What's Starting Seven? Here's what you're reading, and how to get must-read morning news in your inbox, each day.
🔍 Stories to watch
🇺🇸 Campaigners have expressed disappointment after the U.S. voted against a worldwide moratorium on executions (Martin O’Malley).
🇨🇳 Chinese “underground” Bishop Joseph Gao Hongxiao has reportedly died.
🇳🇱 The prominent priest Fr. Ad van der Helm has been listed among the Christian Democratic Appeal party’s candidates for the 2023 Dutch Senate election (Dutch report).
🇯🇵 The Japan Catholic Council for Justice and Peace has criticized moves to “make Japan a military superpower” (Japanese statement).
🏴 Scotland’s bishops have said they are “gravely concerned” about the Scottish government’s gender recognition bill (full text).
🇪🇺 European Church leaders have issued a joint Christmas message appealing for steps “towards a just peace” in Ukraine.

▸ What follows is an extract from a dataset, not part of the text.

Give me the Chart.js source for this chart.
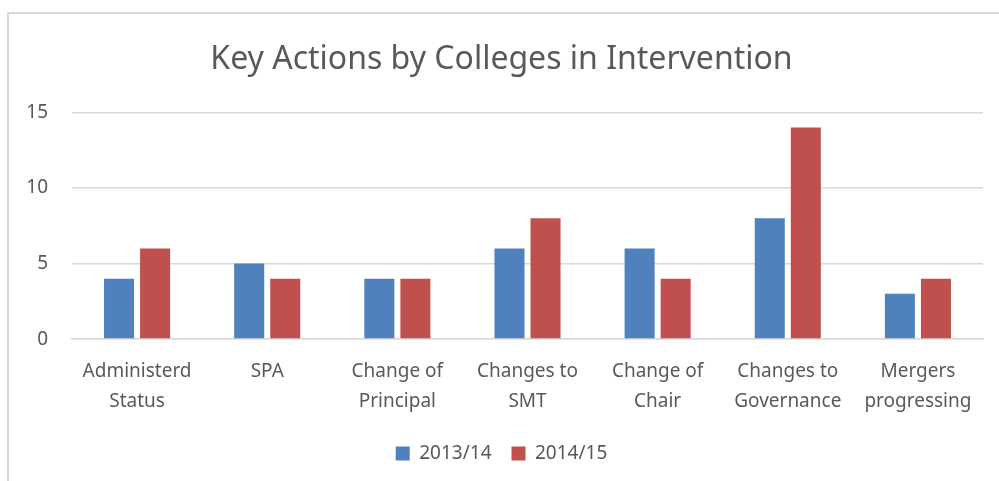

🇵🇱 Poland’s John Paul II Catholic University of Lublin has hosted a joint Hanukkah and Advent celebration.
📅 Coming soon
Dec. 22 Cardinal Marcello Semeraro, prefect of the Dicastery for the Causes of Saints, turns 75.
Dec. 24 Pope Francis celebrates the Mass of the Nativity of the Lord at 7:30 p.m. Rome time.
Dec. 25 Pope gives Christmas blessing “Urbi et Orbi” (to the city and the world) at noon.
Dec. 26 St. Stephen.
Dec. 28 Pope Francis expected to publish apostolic letter marking 400 years since St. Francis de Sales’ death.
Dec. 29 Cardinal Óscar Andrés Rodríguez Maradiaga turns 80.
Dec. 30 Feast of the Holy Family.
Dec. 31 Pope presides at Vespers in St. Peter’s Basilica for the Solemnity of the Blessed Virgin Mary, Mother of God.
Jan. 1 Pope celebrates Mass on the Solemnity of Mary, Mother of God, in St. Peter’s Basilica at 10 a.m., and prays the Angelus at noon; Luiz Inácio Lula da Silva sworn in as Brazil’s president; Fr. Mike Schmitz’s “Catechism in a Year” podcast begins.
Have a happy feast of St. Peter Canisius.